Data in this exercise ::
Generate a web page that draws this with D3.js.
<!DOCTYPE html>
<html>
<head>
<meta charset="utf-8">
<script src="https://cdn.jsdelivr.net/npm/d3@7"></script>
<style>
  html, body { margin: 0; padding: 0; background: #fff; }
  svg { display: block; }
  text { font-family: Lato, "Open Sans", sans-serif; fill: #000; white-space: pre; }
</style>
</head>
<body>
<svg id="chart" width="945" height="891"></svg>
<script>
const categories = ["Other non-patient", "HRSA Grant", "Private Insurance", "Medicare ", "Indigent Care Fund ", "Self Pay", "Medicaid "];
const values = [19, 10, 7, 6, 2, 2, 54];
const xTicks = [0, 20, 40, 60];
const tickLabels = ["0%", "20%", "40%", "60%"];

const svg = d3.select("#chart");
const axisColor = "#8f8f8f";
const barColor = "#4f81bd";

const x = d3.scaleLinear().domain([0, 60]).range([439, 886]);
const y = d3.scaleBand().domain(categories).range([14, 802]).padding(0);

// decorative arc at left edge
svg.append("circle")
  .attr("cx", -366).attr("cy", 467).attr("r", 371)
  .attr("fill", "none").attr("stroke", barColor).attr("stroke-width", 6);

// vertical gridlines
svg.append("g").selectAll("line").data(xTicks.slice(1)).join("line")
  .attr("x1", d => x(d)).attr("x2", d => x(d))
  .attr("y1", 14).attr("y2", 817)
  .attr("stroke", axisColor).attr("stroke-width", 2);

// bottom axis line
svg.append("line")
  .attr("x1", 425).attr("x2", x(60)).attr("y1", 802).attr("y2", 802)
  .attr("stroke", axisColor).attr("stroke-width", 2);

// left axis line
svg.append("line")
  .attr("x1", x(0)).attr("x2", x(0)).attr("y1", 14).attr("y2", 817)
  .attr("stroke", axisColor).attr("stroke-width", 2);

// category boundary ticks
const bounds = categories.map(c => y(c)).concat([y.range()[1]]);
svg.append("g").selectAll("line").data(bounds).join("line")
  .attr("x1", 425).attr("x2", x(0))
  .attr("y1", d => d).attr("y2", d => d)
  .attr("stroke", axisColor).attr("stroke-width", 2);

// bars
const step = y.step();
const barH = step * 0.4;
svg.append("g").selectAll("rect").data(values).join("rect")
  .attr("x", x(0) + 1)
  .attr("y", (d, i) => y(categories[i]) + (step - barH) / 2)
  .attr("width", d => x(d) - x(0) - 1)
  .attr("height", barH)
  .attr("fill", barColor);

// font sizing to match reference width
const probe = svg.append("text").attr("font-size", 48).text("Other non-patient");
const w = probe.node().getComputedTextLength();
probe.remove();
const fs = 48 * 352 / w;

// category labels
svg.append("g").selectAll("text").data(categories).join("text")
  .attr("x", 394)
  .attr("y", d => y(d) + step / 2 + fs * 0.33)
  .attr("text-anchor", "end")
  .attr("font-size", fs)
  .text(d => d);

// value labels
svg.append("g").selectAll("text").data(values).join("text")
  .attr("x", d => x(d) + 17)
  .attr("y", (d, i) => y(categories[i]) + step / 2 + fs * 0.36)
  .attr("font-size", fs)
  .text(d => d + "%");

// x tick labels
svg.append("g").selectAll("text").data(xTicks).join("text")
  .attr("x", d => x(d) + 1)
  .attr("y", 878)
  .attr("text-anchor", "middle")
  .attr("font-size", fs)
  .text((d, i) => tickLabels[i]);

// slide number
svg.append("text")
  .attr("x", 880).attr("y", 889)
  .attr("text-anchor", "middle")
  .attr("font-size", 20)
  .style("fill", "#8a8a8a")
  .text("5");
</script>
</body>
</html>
---
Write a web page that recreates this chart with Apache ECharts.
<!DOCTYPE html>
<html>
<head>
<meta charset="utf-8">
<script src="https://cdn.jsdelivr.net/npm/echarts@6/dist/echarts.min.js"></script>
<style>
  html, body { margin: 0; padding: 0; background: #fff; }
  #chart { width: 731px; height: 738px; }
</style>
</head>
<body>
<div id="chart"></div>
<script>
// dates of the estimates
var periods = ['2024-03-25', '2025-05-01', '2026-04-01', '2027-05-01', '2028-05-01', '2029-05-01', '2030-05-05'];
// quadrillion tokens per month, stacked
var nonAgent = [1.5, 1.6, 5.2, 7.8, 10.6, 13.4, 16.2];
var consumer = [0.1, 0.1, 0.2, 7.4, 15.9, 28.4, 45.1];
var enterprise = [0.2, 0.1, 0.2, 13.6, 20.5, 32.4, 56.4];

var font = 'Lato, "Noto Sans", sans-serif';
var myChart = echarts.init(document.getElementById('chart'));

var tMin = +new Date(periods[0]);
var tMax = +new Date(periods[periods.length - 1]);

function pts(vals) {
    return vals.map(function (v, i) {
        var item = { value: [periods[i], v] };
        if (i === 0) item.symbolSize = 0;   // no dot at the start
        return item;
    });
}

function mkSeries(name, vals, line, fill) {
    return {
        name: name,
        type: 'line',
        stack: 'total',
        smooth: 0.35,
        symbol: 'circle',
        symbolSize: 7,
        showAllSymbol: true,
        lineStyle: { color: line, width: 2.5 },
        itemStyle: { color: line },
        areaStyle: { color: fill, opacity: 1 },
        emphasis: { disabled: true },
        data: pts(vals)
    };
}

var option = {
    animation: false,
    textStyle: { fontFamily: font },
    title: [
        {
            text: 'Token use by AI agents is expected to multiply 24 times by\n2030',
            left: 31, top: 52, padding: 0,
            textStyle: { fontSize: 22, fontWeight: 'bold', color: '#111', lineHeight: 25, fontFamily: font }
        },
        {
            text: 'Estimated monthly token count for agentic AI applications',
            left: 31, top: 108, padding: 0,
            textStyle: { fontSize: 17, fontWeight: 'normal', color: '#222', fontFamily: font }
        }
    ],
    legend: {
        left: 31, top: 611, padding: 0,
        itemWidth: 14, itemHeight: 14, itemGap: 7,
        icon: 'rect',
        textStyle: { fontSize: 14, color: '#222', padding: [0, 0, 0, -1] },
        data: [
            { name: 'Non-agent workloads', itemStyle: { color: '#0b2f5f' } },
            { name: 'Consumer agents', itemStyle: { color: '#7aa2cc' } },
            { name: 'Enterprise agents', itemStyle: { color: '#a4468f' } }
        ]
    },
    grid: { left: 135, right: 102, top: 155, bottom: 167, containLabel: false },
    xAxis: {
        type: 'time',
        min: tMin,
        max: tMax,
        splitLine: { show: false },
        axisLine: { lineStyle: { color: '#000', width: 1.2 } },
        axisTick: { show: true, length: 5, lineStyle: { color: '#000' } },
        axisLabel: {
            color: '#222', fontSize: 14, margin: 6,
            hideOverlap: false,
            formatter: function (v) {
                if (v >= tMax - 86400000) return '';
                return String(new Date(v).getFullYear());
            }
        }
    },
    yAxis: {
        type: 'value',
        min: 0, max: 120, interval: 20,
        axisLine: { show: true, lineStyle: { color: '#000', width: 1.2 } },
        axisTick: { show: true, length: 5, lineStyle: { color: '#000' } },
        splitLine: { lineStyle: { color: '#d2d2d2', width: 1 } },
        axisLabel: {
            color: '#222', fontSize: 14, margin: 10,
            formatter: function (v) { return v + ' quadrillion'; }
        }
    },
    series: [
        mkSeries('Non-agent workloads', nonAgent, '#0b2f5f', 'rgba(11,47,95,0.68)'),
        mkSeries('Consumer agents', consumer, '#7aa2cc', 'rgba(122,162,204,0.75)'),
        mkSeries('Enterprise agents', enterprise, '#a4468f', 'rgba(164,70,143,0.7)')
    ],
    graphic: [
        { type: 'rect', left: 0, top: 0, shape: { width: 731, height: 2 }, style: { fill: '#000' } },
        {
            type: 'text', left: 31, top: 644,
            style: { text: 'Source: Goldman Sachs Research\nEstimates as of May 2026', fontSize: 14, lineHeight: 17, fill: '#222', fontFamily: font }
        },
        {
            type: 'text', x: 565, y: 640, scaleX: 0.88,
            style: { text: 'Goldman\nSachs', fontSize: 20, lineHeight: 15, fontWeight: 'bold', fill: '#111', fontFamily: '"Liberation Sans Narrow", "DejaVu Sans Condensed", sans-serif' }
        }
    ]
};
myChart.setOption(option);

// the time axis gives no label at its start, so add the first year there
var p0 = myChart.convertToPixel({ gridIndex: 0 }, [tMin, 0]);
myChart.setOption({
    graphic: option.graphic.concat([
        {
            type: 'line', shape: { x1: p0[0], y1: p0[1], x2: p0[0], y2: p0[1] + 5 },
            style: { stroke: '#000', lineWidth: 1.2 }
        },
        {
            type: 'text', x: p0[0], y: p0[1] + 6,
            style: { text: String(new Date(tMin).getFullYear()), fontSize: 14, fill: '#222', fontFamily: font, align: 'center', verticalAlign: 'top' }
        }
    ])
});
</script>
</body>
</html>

Work required :: Reply with nothing except the number of lines in the listing above that include "page".

Complete response :: 2